__Directions for this task__: Below is some material; set it all down exactly, apart from the pictures.
········
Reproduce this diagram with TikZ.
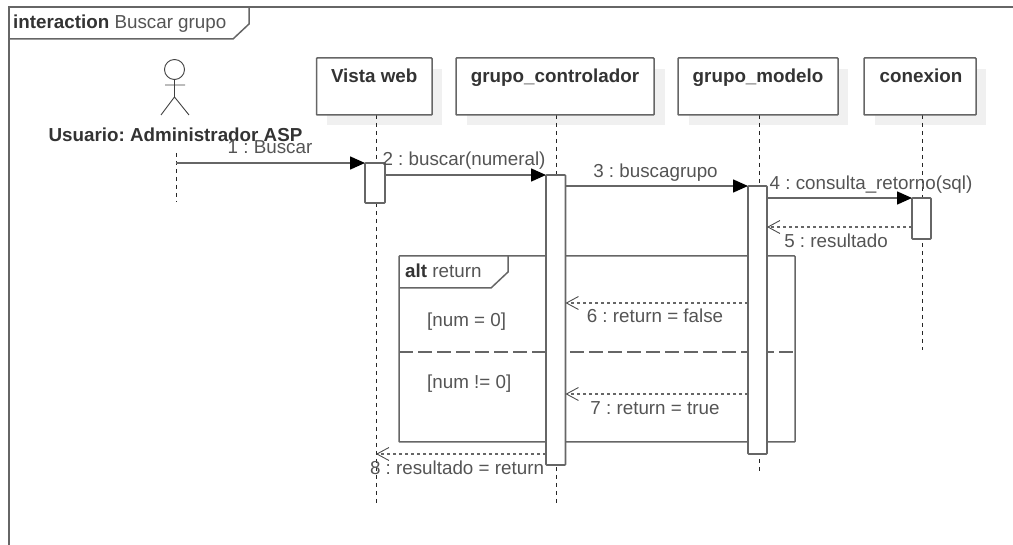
\documentclass[tikz,border=0pt]{standalone}
\usepackage{fontspec}
\setmainfont{Liberation Sans}
\usetikzlibrary{arrows.meta}
\definecolor{ln}{gray}{0.40}
\definecolor{tx}{gray}{0.33}
\frenchspacing
\tikzset{
 x=1pt,y=-1pt,
 lifebox/.style={draw=ln,line width=1.5pt,fill=white,rounded corners=0.8pt},
 shadowbox/.style={fill=black!6,draw=none},
 lifeline/.style={draw=black!85,line width=1pt,dash pattern=on 4pt off 4pt},
 activation/.style={draw=ln,line width=1.6pt,fill=white,rounded corners=0.8pt},
 sync/.style={draw=ln,line width=1.6pt,-{Triangle[length=15pt,width=13pt,black]}},
 reply/.style={draw=ln,line width=1.6pt,dash pattern=on 3pt off 3pt,-{Straight Barb[length=12pt,width=13pt,black!70,line width=0.9pt]}},
 frameline/.style={draw=ln,line width=1.5pt},
 lbl/.style={text=tx,font=\fontsize{18.8}{20}\selectfont,inner sep=0pt,anchor=base},
 head/.style={text=black!80,font=\fontsize{18.8}{20}\selectfont\bfseries,inner sep=0pt,anchor=base},
}
\begin{document}
\begin{tikzpicture}
\useasboundingbox (0,0) rectangle (1013,545);
% outer frame
\coordinate (ftl) at (9,7);
\coordinate (ftr) at (1013,7);
\coordinate (fbl) at (9,545);
\draw[frameline] (ftr) -- (ftl) -- (fbl);
\coordinate (t1) at (249,7);
\coordinate (t2) at (249,24);
\coordinate (t3) at (233,39);
\coordinate (t4) at (9,39);
\draw[frameline] (t1) -- (t2) -- (t3) -- (t4);
\node[lbl,anchor=base west] (title) at (13,29) {\textcolor{black!80}{\textbf{interaction}} Buscar grupo};
% shadows
\fill[shadowbox] (327,69) rectangle (442,125);
\fill[shadowbox] (467,69) rectangle (665,125);
\fill[shadowbox] (689,69) rectangle (848,125);
\fill[shadowbox] (875,69) rectangle (986,125);
% lifeline coordinates
\coordinate (la) at (176,153);
\coordinate (lae) at (176,202);
\coordinate (lv) at (376,115);
\coordinate (lve) at (376,506);
\coordinate (lc) at (556.5,115);
\coordinate (lce) at (556.5,506);
\coordinate (lm) at (759,115);
\coordinate (lme) at (759,471);
\coordinate (lx) at (922.5,115);
\coordinate (lxe) at (922.5,350);
\draw[lifeline] (la) -- (lae);
\draw[lifeline] (lv) -- (lve);
\draw[lifeline] (lc) -- (lce);
\draw[lifeline] (lm) -- (lme);
\draw[lifeline] (lx) -- (lxe);
% heads
\draw[lifebox] (316.5,58) rectangle (432,115);
\draw[lifebox] (456,58) rectangle (654,115);
\draw[lifebox] (678,58) rectangle (838,115);
\draw[lifebox] (864,58) rectangle (976,115);
\node[head] (nv) at (374.2,83) {Vista web};
\node[head] (nc) at (555,83) {grupo\_controlador};
\node[head] (nm) at (758,83) {grupo\_modelo};
\node[head] (nx) at (921,83) {conexion};
% actor
\coordinate (ah) at (174.5,69.5);
\draw[draw=black!75,line width=0.9pt,fill=white] (ah) circle (10);
\coordinate (an) at (174.5,79.5);
\coordinate (ahip) at (174.5,97);
\coordinate (aal) at (165,85);
\coordinate (aar) at (185,85);
\coordinate (afl) at (161,115);
\coordinate (afr) at (189,115);
\draw[black!75,line width=0.9pt] (an) -- (ahip) (aal) -- (aar) (afl) -- (ahip) -- (afr);
\node[head] (nu) at (175.5,141.5) {Usuario: Administrador ASP};
% alt
\draw[frameline,rounded corners=0.6pt] (399,256) rectangle (795,442);
\coordinate (b1) at (508,256);
\coordinate (b2) at (508,272);
\coordinate (b3) at (491,288);
\coordinate (b4) at (399,288);
\draw[frameline] (b1) -- (b2) -- (b3) -- (b4);
\coordinate (d1) at (399,352);
\coordinate (d2) at (795,352);
\draw[draw=ln,line width=1.5pt,dash pattern=on 14pt off 5pt] (d1) -- (d2);
\node[lbl,anchor=base west] (nalt) at (405,278) {\textcolor{black!80}{\textbf{alt}} return};
\node[lbl,anchor=base west] (g1) at (427,327) {[num = 0]};
\node[lbl,anchor=base west] (g2) at (427,389) {[num != 0]};
% activations
\draw[activation] (365,163) rectangle (385,203);
\draw[activation] (546,175) rectangle (565.5,465);
\draw[activation] (748,186) rectangle (767,454);
\draw[activation] (912,198) rectangle (931,239);
% messages
\coordinate (m1a) at (176,163);
\coordinate (m1b) at (365,163);
\coordinate (m2a) at (385,175);
\coordinate (m2b) at (546,175);
\coordinate (m3a) at (565.5,186);
\coordinate (m3b) at (748,186);
\coordinate (m4a) at (767,198);
\coordinate (m4b) at (912,198);
\coordinate (m5a) at (912,227);
\coordinate (m5b) at (767,227);
\coordinate (m6a) at (748,303);
\coordinate (m6b) at (565.5,303);
\coordinate (m7a) at (748,394);
\coordinate (m7b) at (565.5,394);
\coordinate (m8a) at (546,454);
\coordinate (m8b) at (376,454);
\draw[sync] (m1a) -- (m1b);
\draw[sync] (m2a) -- (m2b);
\draw[sync] (m3a) -- (m3b);
\draw[sync] (m4a) -- (m4b);
\draw[reply] (m5a) -- (m5b);
\draw[reply] (m6a) -- (m6b);
\draw[reply] (m7a) -- (m7b);
\draw[reply] (m8a) -- (m8b);
\node[lbl] (l1) at (270,154) {1 : Buscar};
\node[lbl] (l2) at (464,166) {2 : buscar(numeral)};
\node[lbl] (l3) at (655.5,178) {3 : buscagrupo};
\node[lbl] (l4) at (871,190) {4 : consulta\_retorno(sql)};
\node[lbl] (l5) at (836,248) {5 : resultado};
\node[lbl] (l6) at (655,323) {6 : return = false};
\node[lbl] (l7) at (655,415) {7 : return = true};
\node[lbl] (l8) at (457,475) {8 : resultado = return};
\end{tikzpicture}
\end{document}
········
__Result for this exercise__:
Reproduce this diagram with TikZ.
\documentclass[tikz,border=0pt]{standalone}
\usepackage{fontspec}
\setmainfont{Liberation Sans}
\usetikzlibrary{arrows.meta}
\definecolor{ln}{gray}{0.40}
\definecolor{tx}{gray}{0.33}
\frenchspacing
\tikzset{
 x=1pt,y=-1pt,
 lifebox/.style={draw=ln,line width=1.5pt,fill=white,rounded corners=0.8pt},
 shadowbox/.style={fill=black!6,draw=none},
 lifeline/.style={draw=black!85,line width=1pt,dash pattern=on 4pt off 4pt},
 activation/.style={draw=ln,line width=1.6pt,fill=white,rounded corners=0.8pt},
 sync/.style={draw=ln,line width=1.6pt,-{Triangle[length=15pt,width=13pt,black]}},
 reply/.style={draw=ln,line width=1.6pt,dash pattern=on 3pt off 3pt,-{Straight Barb[length=12pt,width=13pt,black!70,line width=0.9pt]}},
 frameline/.style={draw=ln,line width=1.5pt},
 lbl/.style={text=tx,font=\fontsize{18.8}{20}\selectfont,inner sep=0pt,anchor=base},
 head/.style={text=black!80,font=\fontsize{18.8}{20}\selectfont\bfseries,inner sep=0pt,anchor=base},
}
\begin{document}
\begin{tikzpicture}
\useasboundingbox (0,0) rectangle (1013,545);
% outer frame
\coordinate (ftl) at (9,7);
\coordinate (ftr) at (1013,7);
\coordinate (fbl) at (9,545);
\draw[frameline] (ftr) -- (ftl) -- (fbl);
\coordinate (t1) at (249,7);
\coordinate (t2) at (249,24);
\coordinate (t3) at (233,39);
\coordinate (t4) at (9,39);
\draw[frameline] (t1) -- (t2) -- (t3) -- (t4);
\node[lbl,anchor=base west] (title) at (13,29) {\textcolor{black!80}{\textbf{interaction}} Buscar grupo};
% shadows
\fill[shadowbox] (327,69) rectangle (442,125);
\fill[shadowbox] (467,69) rectangle (665,125);
\fill[shadowbox] (689,69) rectangle (848,125);
\fill[shadowbox] (875,69) rectangle (986,125);
% lifeline coordinates
\coordinate (la) at (176,153);
\coordinate (lae) at (176,202);
\coordinate (lv) at (376,115);
\coordinate (lve) at (376,506);
\coordinate (lc) at (556.5,115);
\coordinate (lce) at (556.5,506);
\coordinate (lm) at (759,115);
\coordinate (lme) at (759,471);
\coordinate (lx) at (922.5,115);
\coordinate (lxe) at (922.5,350);
\draw[lifeline] (la) -- (lae);
\draw[lifeline] (lv) -- (lve);
\draw[lifeline] (lc) -- (lce);
\draw[lifeline] (lm) -- (lme);
\draw[lifeline] (lx) -- (lxe);
% heads
\draw[lifebox] (316.5,58) rectangle (432,115);
\draw[lifebox] (456,58) rectangle (654,115);
\draw[lifebox] (678,58) rectangle (838,115);
\draw[lifebox] (864,58) rectangle (976,115);
\node[head] (nv) at (374.2,83) {Vista web};
\node[head] (nc) at (555,83) {grupo\_controlador};
\node[head] (nm) at (758,83) {grupo\_modelo};
\node[head] (nx) at (921,83) {conexion};
% actor
\coordinate (ah) at (174.5,69.5);
\draw[draw=black!75,line width=0.9pt,fill=white] (ah) circle (10);
\coordinate (an) at (174.5,79.5);
\coordinate (ahip) at (174.5,97);
\coordinate (aal) at (165,85);
\coordinate (aar) at (185,85);
\coordinate (afl) at (161,115);
\coordinate (afr) at (189,115);
\draw[black!75,line width=0.9pt] (an) -- (ahip) (aal) -- (aar) (afl) -- (ahip) -- (afr);
\node[head] (nu) at (175.5,141.5) {Usuario: Administrador ASP};
% alt
\draw[frameline,rounded corners=0.6pt] (399,256) rectangle (795,442);
\coordinate (b1) at (508,256);
\coordinate (b2) at (508,272);
\coordinate (b3) at (491,288);
\coordinate (b4) at (399,288);
\draw[frameline] (b1) -- (b2) -- (b3) -- (b4);
\coordinate (d1) at (399,352);
\coordinate (d2) at (795,352);
\draw[draw=ln,line width=1.5pt,dash pattern=on 14pt off 5pt] (d1) -- (d2);
\node[lbl,anchor=base west] (nalt) at (405,278) {\textcolor{black!80}{\textbf{alt}} return};
\node[lbl,anchor=base west] (g1) at (427,327) {[num = 0]};
\node[lbl,anchor=base west] (g2) at (427,389) {[num != 0]};
% activations
\draw[activation] (365,163) rectangle (385,203);
\draw[activation] (546,175) rectangle (565.5,465);
\draw[activation] (748,186) rectangle (767,454);
\draw[activation] (912,198) rectangle (931,239);
% messages
\coordinate (m1a) at (176,163);
\coordinate (m1b) at (365,163);
\coordinate (m2a) at (385,175);
\coordinate (m2b) at (546,175);
\coordinate (m3a) at (565.5,186);
\coordinate (m3b) at (748,186);
\coordinate (m4a) at (767,198);
\coordinate (m4b) at (912,198);
\coordinate (m5a) at (912,227);
\coordinate (m5b) at (767,227);
\coordinate (m6a) at (748,303);
\coordinate (m6b) at (565.5,303);
\coordinate (m7a) at (748,394);
\coordinate (m7b) at (565.5,394);
\coordinate (m8a) at (546,454);
\coordinate (m8b) at (376,454);
\draw[sync] (m1a) -- (m1b);
\draw[sync] (m2a) -- (m2b);
\draw[sync] (m3a) -- (m3b);
\draw[sync] (m4a) -- (m4b);
\draw[reply] (m5a) -- (m5b);
\draw[reply] (m6a) -- (m6b);
\draw[reply] (m7a) -- (m7b);
\draw[reply] (m8a) -- (m8b);
\node[lbl] (l1) at (270,154) {1 : Buscar};
\node[lbl] (l2) at (464,166) {2 : buscar(numeral)};
\node[lbl] (l3) at (655.5,178) {3 : buscagrupo};
\node[lbl] (l4) at (871,190) {4 : consulta\_retorno(sql)};
\node[lbl] (l5) at (836,248) {5 : resultado};
\node[lbl] (l6) at (655,323) {6 : return = false};
\node[lbl] (l7) at (655,415) {7 : return = true};
\node[lbl] (l8) at (457,475) {8 : resultado = return};
\end{tikzpicture}
\end{document}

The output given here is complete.